Monday, March 25, 2019

In 9 year's time




Today would have been my grandma's birthday. Today, it is 9 birthdays we've had without her. Today, I miss her a little more. It's been a long 9 years for me, but at some times, it feels like it has gone by in the blink of an eye. 9 years. In 9 year's time: my oldest daughter graduated from undergraduate school AND graduate school, she's gotten married, and has moved to a different state than the one she was born and raised in. In 9 year's time: my youngest graduated from high school, and is about to graduate with her undergraduate degree. She's been accepted to a university to obtain her graduate degree. She's engaged and they just bought a home. In 9 year's time: I got a dog. A little floof face who was named Gus. Gus was sent to me by my grandmother to help me deal with the feeling of sadness following my youngest heading off to college (but I have a feeling I'll blog more about that some other time). In 9 year's time………

In 9 year's time: life went on after her death. I remember when my grandma passed away, the anger I had pent up, the feeling of disgust that while I had just lost the one person that meant the world to me, people were still going about their lives as if nothing had happened. And to them, it hadn't. This was MY loss, this was MY sudden halt in life. I would look around and people were still singing along to the radio in their cars as they drove by. People are still going out to eat at their favorite restaurants. People were still moving along with their life, and I had just suffered such a major loss in my life. No matter how much things had come to a total stop for me….life just kept going on around me.

It has taken me 9 years to be able to attend church on a regular basis, comfortably. It has taken me 9 years to be able to acknowledge my grandmother's birthday without spending the day in mourning. Mourning my loss. It has taken me 9 years to make it through February 2, the absolute worst day of my life, without crying most of the day. It has taken me 9 years to climb out of the hole I had been in, a hole the loss of my grandmother had opened up and swallowed me into.

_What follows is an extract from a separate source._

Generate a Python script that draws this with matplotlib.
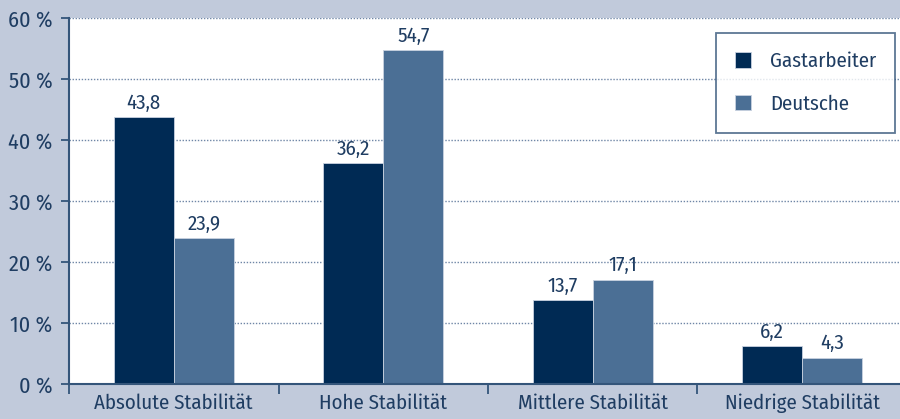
import matplotlib.pyplot as plt
import numpy as np

kategorien = ["Absolute Stabilität", "Hohe Stabilität", "Mittlere Stabilität", "Niedrige Stabilität"]
gastarbeiter = [43.8, 36.2, 13.7, 6.2]
deutsche = [23.9, 54.7, 17.1, 4.3]
y_ticks = [0, 10, 20, 30, 40, 50, 60]

plt.rcParams['font.family'] = ['Fira Sans Condensed', 'PT Sans Narrow', 'DejaVu Sans']
plt.rcParams['font.weight'] = 'normal'

hintergrund = "#c1cadb"
dunkel = "#002a54"
hell = "#4b6f95"
text_farbe = "#1f3d62"
achse = "#34557a"

fig = plt.figure(figsize=(9, 4.19), dpi=100, facecolor=hintergrund)
ax = fig.add_axes([69/900, 35/419, 838/900, 366/419])
ax.set_facecolor("white")

x = np.arange(len(kategorien))
breite = 0.286
b1 = ax.bar(x - breite/2, gastarbeiter, breite, color=dunkel, edgecolor="#c8d2e0", linewidth=0.6, label="Gastarbeiter", zorder=3)
b2 = ax.bar(x + breite/2, deutsche, breite, color=hell, edgecolor="#c8d2e0", linewidth=0.6, label="Deutsche", zorder=3)

for bars, werte in ((b1, gastarbeiter), (b2, deutsche)):
    for b, w in zip(bars, werte):
        ax.text(b.get_x() + b.get_width()/2, w + 0.7, f"{w:.1f}".replace(".", ","),
                ha="center", va="bottom", fontsize=15, color=text_farbe)

ax.set_xlim(-0.5, len(kategorien) - 0.5)
ax.set_ylim(0, 60)
ax.set_yticks(y_ticks)
ax.set_yticklabels([f"{t} %" for t in y_ticks])
ax.set_xticks(x)
ax.set_xticklabels(kategorien)
ax.set_xticks(np.arange(len(kategorien)) - 0.5, minor=True)
ax.tick_params(axis="x", which="major", length=0, pad=7, labelsize=15, colors=text_farbe)
ax.tick_params(axis="x", which="minor", length=7, width=1.3, color=achse, direction="out")
ax.tick_params(axis="y", length=6, width=1.3, color=achse, labelsize=16, labelcolor=text_farbe, pad=6)

ax.yaxis.grid(True, linestyle=(0, (1, 1.2)), color="#6f86a6", linewidth=1.0, zorder=0)
for s in ("top", "right"):
    ax.spines[s].set_visible(False)
for s in ("left", "bottom"):
    ax.spines[s].set_color(achse)
    ax.spines[s].set_linewidth(1.5)
ax.spines["bottom"].set_zorder(4)

leg = ax.legend(loc="upper right", bbox_to_anchor=(895/838 - 69/838, 1 - 15/366), fontsize=15,
                frameon=True, fancybox=False, edgecolor=achse, handlelength=0.8, handleheight=0.8,
                borderpad=0.9, labelspacing=1.1, handletextpad=0.9, borderaxespad=0)
leg.get_frame().set_linewidth(1.3)
for t in leg.get_texts():
    t.set_color(text_farbe)

fig.savefig("out.png", dpi=100, facecolor=hintergrund)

I was just talking to a distant cousin of mine, whom I grew up with, as he just lost his mom. I finally felt strong enough to admit to him that life does not get easier, time does not heal all wounds, and that we never truly get over the hurt that suffering a loss causes. Eventually, we smile a bit more, and the pain might just go away for a little but the ache is always there. And it's deep. At least for me it is.

There is not a day that goes by that I don't think of my grandma. I miss her as the day is long. In 9 year's time I have thought of her EVERY SINGLE DAY. I miss her terribly. I still love her longingly. And I will forever feel the pain of losing her.

Reliving the memories of someone you loved and lost will incite emotion. And that emotion will be both joyous and painful. But the pain isn’t a good enough reason to forget about the joy. For too long, I allowed to pain to overtake any other emotion. As time went on, I started to forget the good moments….the perfect cup of tea, the smell of her soap, how amazing pickled cabbage from the local diner tasted with just a hint more sugar in it, and the sound of her voice. 

In 9 year's time, I've grown. I've experienced more loss, I've experienced growth, and in 9 year's time, I've continued to keep my grandma's light burning bright. I will miss her until the day I take my last breath and I know the ache in my heart will never go away, but because I loved her the way I did, she will always be an ever present force in my life, just from a different perspective.


"Death leaves a heartache no one can heal, love leaves a memory no one can steal"




Until next time....Think Thankfully









1 comment:

  1. Its been 31 years since my dad was taken. I felt the same way...everyone else moves on but here we sat with a giant hole, trying to figure out a new normal. 31 years, I am now older than he was. There were times I just wanted to be able to crawl on my dads lap and let him hold me and even today wish I could do that. I watch my kids grow up and wish they could have known him. He would love to work on cars with Robert or go fishing with Isaiah. He would laugh with Charlie over dumb stuff and Bethany would have had him wrapped around her finger. I wish he could know my husband I know that I am loved by him.
    Time does keep moving and I had to make a choice to stay angry and bitter or let go and know I will see him again one day and make the best of my life. Sometimes it feels like it was yesterday and I am that 14yr old girl running up the ally to escape the reality that my dad was gone and the tears flow freely, but more often it is a quiet ache as I listen to Charlie's sarcasm, see a facial expression Isaiah makes, or see my dad in Robert's calm laid back personality.